No flanco externo, Sheinbaum terá de lidar com um cenário internacional turbulento. O mais próximo: as tensões dentro do T-MEC, o novo tratado entre México, Estados Unidos e Canadá, que substituiu o assinado em 1994. Sabe-se que para Washington, o México é o país mais importante do mundo, embora burocratas e especialistas dizem o contrário com a intenção de enfraquecer a capacidade de negociação do país asteca. Essa importância anda de mãos dadas com uma propensão incontrolável para intervir nos assuntos internos do México. Exemplos: a militante oposição à reforma energética e, agora, à Reforma Judiciária. A complexa questão da migração também afeta, dado que o México é passagem obrigatória para as enormes caravanas de vítimas das políticas neoliberais dos países da América Central e do Caribe que buscam entrar nos Estados Unidos, o que provoca da liderança dos Estados Unidos respostas racistas e muito agressivas, como as de Trump e um pouco menos de Harris.

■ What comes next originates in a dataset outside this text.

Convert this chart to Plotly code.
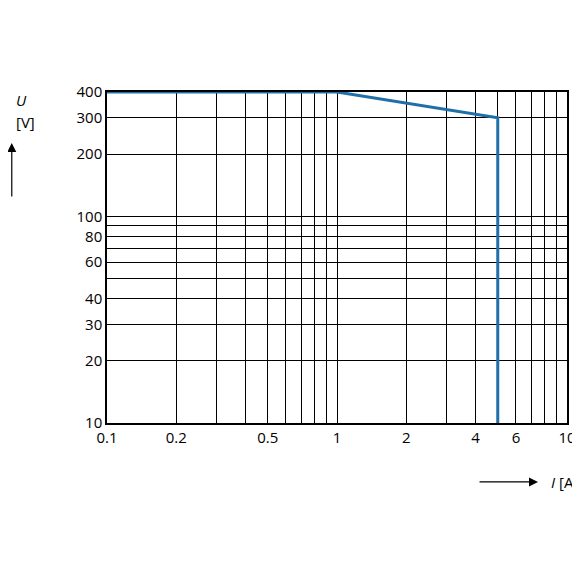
import plotly.graph_objects as go

curve_I = [0.1, 1, 5, 5]
curve_U = [400, 400, 300, 10]

x_grid = [0.1,0.2,0.3,0.4,0.5,0.6,0.7,0.8,0.9,1,2,3,4,5,6,7,8,9,10]
x_labels = {0.1:"0.1",0.2:"0.2",0.5:"0.5",1:"1",2:"2",4:"4",6:"6",10:"10"}
y_grid = [10,20,30,40,50,60,70,80,90,100,200,300,400]
y_labels = {10:"10",20:"20",30:"30",40:"40",60:"60",80:"80",100:"100",200:"200",300:"300",400:"400"}

fig = go.Figure(go.Scatter(x=curve_I, y=curve_U, mode="lines",
                           line=dict(color="#1f6fa8", width=3), showlegend=False))
font = dict(family="Open Sans", size=15, color="black")
fig.update_xaxes(type="log", range=[-1, 1], tickvals=x_grid,
                 ticktext=[x_labels.get(v, "") for v in x_grid],
                 showgrid=True, gridcolor="black", gridwidth=1,
                 showline=True, linecolor="black", linewidth=1.5, mirror=True,
                 ticks="", tickfont=font, zeroline=False)
fig.update_yaxes(type="log", range=[1, 2.60206], tickvals=y_grid,
                 ticktext=[y_labels.get(v, "") for v in y_grid],
                 showgrid=True, gridcolor="black", gridwidth=1,
                 showline=True, linecolor="black", linewidth=1.5, mirror=True,
                 ticks="", tickfont=font, zeroline=False)
ann = [
    dict(x=-0.202, y=1.012, text="<i>U</i>", showarrow=False),
    dict(x=-0.202, y=0.945, text="[V]", showarrow=False),
    dict(x=-0.207, y=0.846, ax=0, ay=55, text="", showarrow=True,
         arrowhead=2, arrowsize=1.5, arrowwidth=1.2, arrowcolor="black"),
    dict(x=0.937, y=-0.178, ax=-60, ay=0, text="", showarrow=True,
         arrowhead=2, arrowsize=1.5, arrowwidth=1.2, arrowcolor="black"),
    dict(x=1.029, y=-0.214, text="<i>I</i> [A]", showarrow=False),
]
for a in ann:
    a.update(xref="paper", yref="paper", font=font)
fig.update_layout(width=580, height=580, margin=dict(l=99, r=21, t=84, b=165),
                  plot_bgcolor="white", paper_bgcolor="white", annotations=ann)
fig.write_html("out.html")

A crescente influência comercial e política da China será outra questão que irá prejudicar a sempre complicada relação com Washington. Não se trata apenas de intercâmbio, mas de uma questão geopolítica de vasto alcance. O Trem Maia de AMLO não só favorecerá o desenvolvimento econômico e social do sudeste mexicano, como também será uma peça chave para transformar o istmo de Tehuantepec, numa nova passagem bioceânica entre o Atlântico, através do Mar do Caribe e o Pacífico. Com apenas duzentos quilômetros de largura, é a alternativa mais atraente para facilitar o tráfego de mercadorias entre o leste e o oeste, o que relegaria o Canal do Panamá, de fato controlado por Washington, a uma obsolescência insuportável. Há um enorme interesse da China em promover esta iniciativa e isso conduz inevitavelmente a uma rota de colisão com o governo norte-americano.
Haveria também outras questões na agenda externa do México, tais como o seu profundo respeito pela autodeterminação nacional, o seu apoio ao multilateralismo e, claro, ao multipolarismo que veio para ficar no sistema internacional. Por enquanto não se fala da eventual entrada do México no BRICS, o que seria pouco menos que uma declaração de guerra para Washington, mas a questão paira no ar.
Em suma, Sheinbaum terá de enfrentar desafios de todos os tipos, tanto nacional como internacionalmente. Mas é uma pessoa muito inteligente, com uma sólida formação política e uma extensa carreira na gestão de assuntos públicos. E, acima de tudo, uma mulher de fortes convicções que não se deixará intimidar pelos poderes constituídos: a plutocracia mexicana e os seus senhores estadunidenses. Não conseguiram lidar com AMLO, que lhe tirou muitos dos seus privilégios e pôs fim à pilhagem que realizaram durante mais de um século. Eles também não conseguirão vencer Claudia Sheinbaum, e esta é uma ótima notícia para o México e toda a América Latina.